Moreover, you cannot rest halfway with the belief that what looks clean is actually clean. The CBC investigators used hidden cameras, ultraviolet flashlights and an array of other gadgets to pinpoint all the areas overlooked or improperly sanitized. A neat bed doesn’t mean there isn’t garbage underneath it. A vacuumed floor or carpet doesn’t preclude microbes from clinking to the telephone receiver or remote control. These under-the-surface troublemakers won’t be readily visible to your guests, but if a journalist with an upcoming editorial on dirty hotel rooms ever comes your way, they might as well be in plain sight.

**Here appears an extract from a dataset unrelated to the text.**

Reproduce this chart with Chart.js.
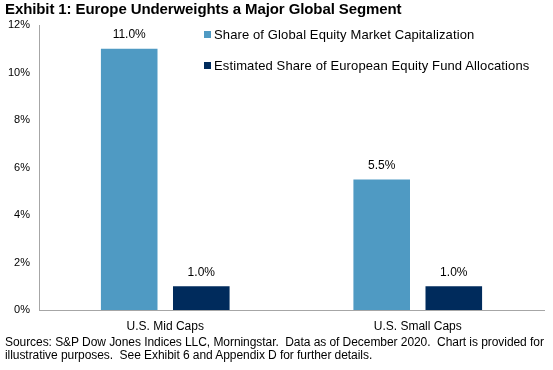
<!DOCTYPE html>
<html>
<head>
<meta charset="utf-8">
<script src="https://cdn.jsdelivr.net/npm/chart.js"></script>
<style>
  body { margin: 0; background: #fff; }
  #wrap { position: relative; width: 553px; height: 370px; font-family: "Liberation Sans", Arial, sans-serif; color: #000; }
  #chart { position: absolute; left: 0; top: 0; }
  .title { position: absolute; left: 5px; top: 0; font-weight: bold; font-size: 15px; line-height: 18px; letter-spacing: -0.1px; white-space: nowrap; }
  .legend { position: absolute; left: 204px; font-size: 13px; line-height: 14px; letter-spacing: 0.12px; white-space: nowrap; }
  .legend span { display: inline-block; width: 7px; height: 7px; margin-right: 3px; vertical-align: 1px; }
  .note { position: absolute; left: 5px; top: 336px; font-size: 12px; line-height: 13px; letter-spacing: -0.06px; white-space: pre; }
</style>
</head>
<body>
<div id="wrap">
  <canvas id="chart" width="553" height="370"></canvas>
  <div class="title">Exhibit 1: Europe Underweights a Major Global Segment</div>
  <div class="legend" id="leg"></div>
  <div class="note">Sources: S&amp;P Dow Jones Indices LLC, Morningstar.  Data as of December 2020.  Chart is provided for
illustrative purposes.  See Exhibit 6 and Appendix D for further details.</div>
</div>
<script>
// data
const categories = ['U.S. Mid Caps', 'U.S. Small Caps'];
const seriesNames = ['Share of Global Equity Market Capitalization', 'Estimated Share of European Equity Fund Allocations'];
const globalShare = [11.0, 5.5];
const europeShare = [1.0, 1.0];
const yTicks = [0, 2, 4, 6, 8, 10, 12];

const colors = ['#4f9ac3', '#002b5c'];

// legend, inside the plot
const leg = document.getElementById('leg');
const legTops = [28, 59];
seriesNames.forEach(function(name, i) {
  const d = document.createElement('div');
  d.style.position = 'absolute';
  d.style.top = legTops[i] + 'px';
  d.innerHTML = '<span style="background:' + colors[i] + '"></span>' + name;
  leg.appendChild(d);
});

// value labels above bars
const barLabels = {
  id: 'barLabels',
  afterDatasetsDraw(chart) {
    const ctx = chart.ctx;
    ctx.save();
    ctx.font = '12px "Liberation Sans", Arial, sans-serif';
    ctx.fillStyle = '#000';
    ctx.textAlign = 'center';
    ctx.textBaseline = 'middle';
    chart.data.datasets.forEach(function(ds, i) {
      chart.getDatasetMeta(i).data.forEach(function(bar, j) {
        ctx.fillText(ds.data[j].toFixed(1) + '%', bar.x, bar.y - 14);
      });
    });
    ctx.restore();
  }
};

new Chart(document.getElementById('chart'), {
  type: 'bar',
  data: {
    labels: categories,
    datasets: [
      { label: seriesNames[0], data: globalShare, backgroundColor: colors[0] },
      { label: seriesNames[1], data: europeShare, backgroundColor: colors[1] }
    ]
  },
  options: {
    responsive: false,
    animation: false,
    devicePixelRatio: 1,
    categoryPercentage: 0.571,
    barPercentage: 0.785,
    layout: { padding: { left: 0, top: 25, right: 9, bottom: 30 } },
    plugins: {
      legend: { display: false },
      tooltip: { enabled: false }
    },
    scales: {
      x: {
        grid: { display: false },
        border: { display: true, color: '#a6a6a6', width: 1 },
        ticks: { color: '#000', font: { family: '"Liberation Sans", Arial, sans-serif', size: 12 }, padding: 1 },
        afterFit(scale) { scale.height = 30; }
      },
      y: {
        min: 0,
        max: 12,
        grid: { display: false },
        border: { display: true, color: '#a6a6a6', width: 1 },
        afterBuildTicks(scale) { scale.ticks = yTicks.map(v => ({ value: v })); },
        ticks: {
          color: '#000',
          padding: 1,
          font: { family: '"Liberation Sans", Arial, sans-serif', size: 11 },
          callback: v => v + '%'
        },
        afterFit(scale) { scale.width = 39; }
      }
    }
  },
  plugins: [barLabels]
});
</script>
</body>
</html>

Don’t let this happen to your property. A good first step is to hire an unannounced, independent, external auditor capable of elucidating your housekeepers’ shortcomings and suggesting more hygienic cleaning procedures. From there, it all boils down to training and reassessing for improvement. This falls into the hands of your Executive Housekeeper, so ensure that this manager fully understands the imperative of ongoing vigilance and continuous improvement towards perfection.

Particularly as it concerns housekeeper training, there is one tricky matter that comes to mind. For their wages and what is required of them on an hourly basis, housekeepers are often too hurried to perform their duties entirely up to code. If they are cutting corners, it is more likely due to time constraints than malicious intentions against the hotel.

Say you set a quota of 14 guest rooms per shift and with properly thorough technique a maid can only finish 12. Fearful of reprisal, this maid then rushes through the last half of the day to stay on target with expectations. Part of the staff education should include not only a fair allotment of rooms, but also a long chat that stresses quality (meeting standards) over quantity (sacrificing standards). If a room needs more attention than normal, housekeepers should be comfortable taking longer to complete every detail (or calling for support) without the worry of quotas or insensitive bosses.

Regardless of what steps you take behind the scenes, in the end it boils down to guest satisfaction. Clean rooms leaves them content, the opposite can have very dire consequences. This is not the first time this issue has come up and it most certainly will not be last, just make sure that your property isn’t in the slug line.